— START Supplied data —

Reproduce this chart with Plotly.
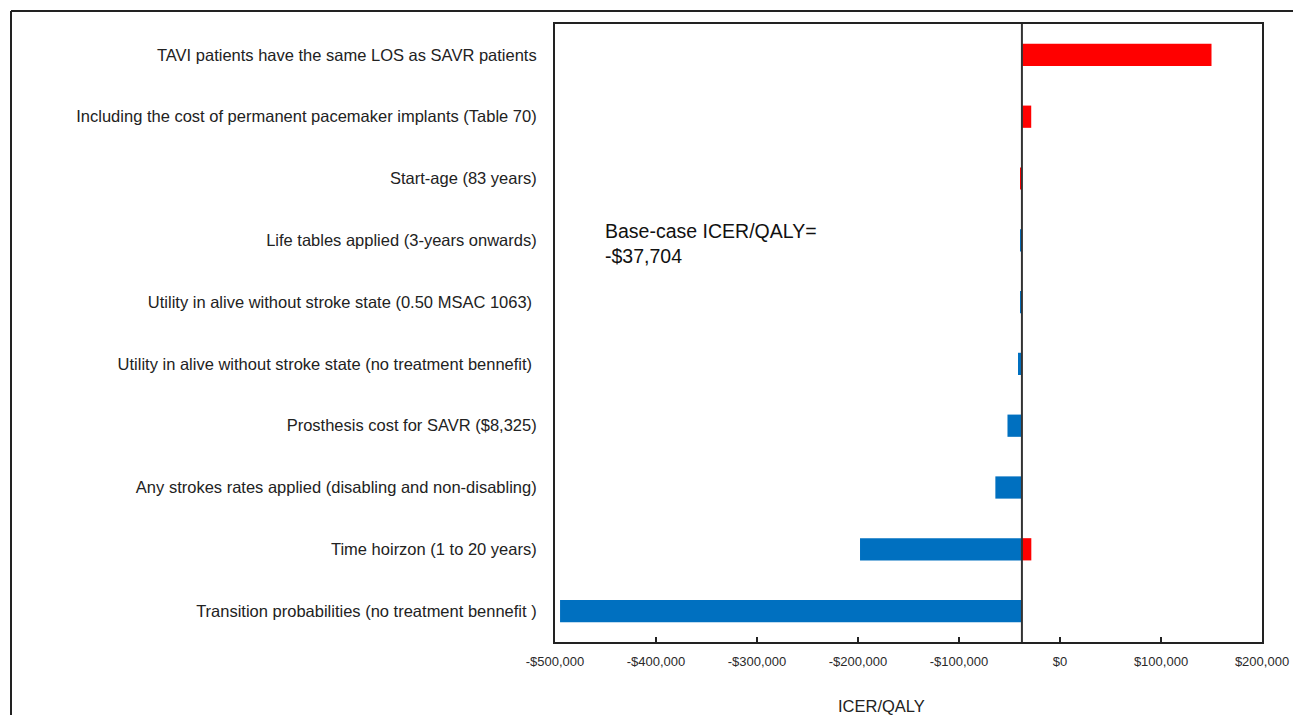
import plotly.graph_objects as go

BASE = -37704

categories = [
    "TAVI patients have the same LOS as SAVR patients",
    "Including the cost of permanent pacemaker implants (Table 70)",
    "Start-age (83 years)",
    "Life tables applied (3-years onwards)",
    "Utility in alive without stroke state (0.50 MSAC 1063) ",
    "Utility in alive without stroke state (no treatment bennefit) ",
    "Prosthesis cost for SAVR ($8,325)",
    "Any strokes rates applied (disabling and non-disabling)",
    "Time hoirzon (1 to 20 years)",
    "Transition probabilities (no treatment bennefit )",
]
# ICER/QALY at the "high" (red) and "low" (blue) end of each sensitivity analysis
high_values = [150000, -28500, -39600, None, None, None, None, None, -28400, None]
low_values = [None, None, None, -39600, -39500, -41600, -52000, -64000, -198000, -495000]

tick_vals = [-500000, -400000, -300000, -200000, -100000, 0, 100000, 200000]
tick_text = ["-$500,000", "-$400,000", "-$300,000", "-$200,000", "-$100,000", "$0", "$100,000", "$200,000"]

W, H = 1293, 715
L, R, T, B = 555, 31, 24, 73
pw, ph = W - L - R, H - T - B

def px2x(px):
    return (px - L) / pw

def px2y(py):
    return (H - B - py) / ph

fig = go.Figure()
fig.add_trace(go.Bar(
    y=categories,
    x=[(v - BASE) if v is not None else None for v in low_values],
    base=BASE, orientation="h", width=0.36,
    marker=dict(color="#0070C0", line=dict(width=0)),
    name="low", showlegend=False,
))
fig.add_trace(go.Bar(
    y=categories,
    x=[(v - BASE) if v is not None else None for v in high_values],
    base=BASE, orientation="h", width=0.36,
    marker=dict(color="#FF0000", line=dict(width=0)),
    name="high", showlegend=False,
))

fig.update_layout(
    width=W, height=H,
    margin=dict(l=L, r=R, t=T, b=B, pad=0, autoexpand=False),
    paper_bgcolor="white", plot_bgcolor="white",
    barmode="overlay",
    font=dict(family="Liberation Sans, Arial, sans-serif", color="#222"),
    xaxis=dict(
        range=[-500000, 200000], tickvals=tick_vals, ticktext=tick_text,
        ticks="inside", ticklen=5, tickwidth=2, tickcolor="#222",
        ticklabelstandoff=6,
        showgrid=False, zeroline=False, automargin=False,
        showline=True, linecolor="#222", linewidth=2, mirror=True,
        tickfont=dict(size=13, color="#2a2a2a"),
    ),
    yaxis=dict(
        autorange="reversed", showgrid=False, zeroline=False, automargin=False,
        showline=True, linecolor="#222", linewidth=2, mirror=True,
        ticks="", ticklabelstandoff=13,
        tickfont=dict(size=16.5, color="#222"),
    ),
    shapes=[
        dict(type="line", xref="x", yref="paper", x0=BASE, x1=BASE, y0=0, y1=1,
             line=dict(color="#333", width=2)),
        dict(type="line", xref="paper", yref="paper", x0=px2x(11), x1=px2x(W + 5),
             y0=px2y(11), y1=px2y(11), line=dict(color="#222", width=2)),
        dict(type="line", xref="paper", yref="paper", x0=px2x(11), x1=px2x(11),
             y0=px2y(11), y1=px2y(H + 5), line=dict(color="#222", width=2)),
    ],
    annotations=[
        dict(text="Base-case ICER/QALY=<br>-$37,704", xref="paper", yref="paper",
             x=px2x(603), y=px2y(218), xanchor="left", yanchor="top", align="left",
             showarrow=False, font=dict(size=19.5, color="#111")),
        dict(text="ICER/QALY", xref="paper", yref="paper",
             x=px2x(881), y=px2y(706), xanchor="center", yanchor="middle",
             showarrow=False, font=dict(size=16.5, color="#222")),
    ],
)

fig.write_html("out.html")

— END Supplied data —

Written task :: Write out each line of the listing above, exactly, from its first line to the line holding "BASE = -37704", inclusive. Skip the pictures.

Full answer ::
Reproduce this chart with Plotly.
import plotly.graph_objects as go

BASE = -37704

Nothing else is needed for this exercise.